Hi all,
I cannot understand the true difference and definition of "core", "task"
and "cpu" within the limits associated to a partition via the TRES
variable of a QOS.
More precisely I have 2 partitions defined as follows:
PartitionName=lprod
AllowGroups=ALL AllowAccounts=ALL AllowQos=ALL
AllocNodes=ALL Default=NO QoS=lprod_part
DefaultTime=NONE DisableRootJobs=NO ExclusiveUser=NO GraceTime=0
Hidden=NO
MaxNodes=UNLIMITED MaxTime=1-00:00:00 MinNodes=0 LLN=NO
MaxCPUsPerNode=UNLIMITED MaxCPUsPerSocket=UNLIMITED
Nodes=r037c01s[01-12]
PriorityJobFactor=1 PriorityTier=1 RootOnly=NO ReqResv=NO
OverSubscribe=NO
OverTimeLimit=NONE PreemptMode=OFF
State=UP TotalCPUs=432 TotalNodes=12 SelectTypeParameters=NONE
JobDefaults=(null)
DefMemPerNode=UNLIMITED MaxMemPerNode=UNLIMITED
TRES=cpu=432,mem=12M,node=12,billing=432
PartitionName=bprod
AllowGroups=ALL AllowAccounts=ALL AllowQos=ALL
AllocNodes=ALL Default=NO QoS=bprod_part
DefaultTime=NONE DisableRootJobs=NO ExclusiveUser=NO GraceTime=0
Hidden=NO
MaxNodes=UNLIMITED MaxTime=1-00:00:00 MinNodes=0 LLN=NO
MaxCPUsPerNode=UNLIMITED MaxCPUsPerSocket=UNLIMITED
Nodes=r037c01s[01-12]
PriorityJobFactor=1 PriorityTier=1 RootOnly=NO ReqResv=NO
OverSubscribe=NO
OverTimeLimit=NONE PreemptMode=OFF
State=UP TotalCPUs=432 TotalNodes=12 SelectTypeParameters=NONE
JobDefaults=(null)
DefMemPerNode=UNLIMITED MaxMemPerNode=UNLIMITED
TRES=cpu=432,mem=12M,node=12,billing=432
with the two qos defined as:
Name Priority GraceTime PreemptMode UsageFactor
MaxJobsPU MaxSubmitPU MaxTRES
MinTRES Flags
-------------------- ---------- ---------- ----------- -----------
--------- ----------- -------------------- --------------------
--------------------------------------------------
lprod_part 0 00:00:00 cluster 1.000000
100 120 cpu=32,mem=366G cpu=1
DenyOnLimit,PartitionMaxNodes,PartitionMinNodes
bprod_part 0 00:00:00 cluster 1.000000
100 120 cpu=64,mem=366G cpu=33
DenyOnLimit,OverPartQOS
If I try to submit a job on the lprod partition with the directives:
#SBATCH --nodes=12
#SBATCH --ntasks-per-node=1
the job is executed correctly while it is not executed if submitted on
the bprod partition due to the error:
sbatch: error: QOSMinCpuNotSatisfied
sbatch: error: Batch job submission failed: Job violates accounting/QOS
policy (job submit limit, user's size and/or time limits)
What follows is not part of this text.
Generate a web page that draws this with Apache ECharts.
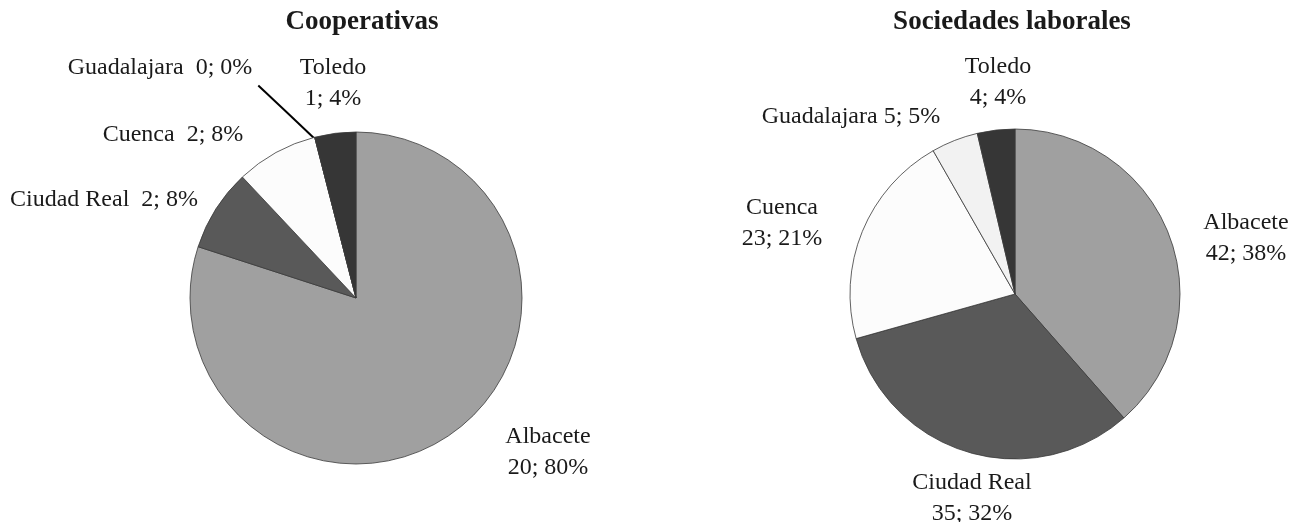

I understand that this is related to the limit of cpu associated to the
partition via the qos: lprod->[1-32]cpus, bprod->[33-64]cpus
but I would like to have a more proper explanation since the options I
am using are not referring to "cpu" but to "tasks" and I could not find
a proper definition of "cpu" in the framework of the TRES.
Many thanks in advance.
Best,
Miriam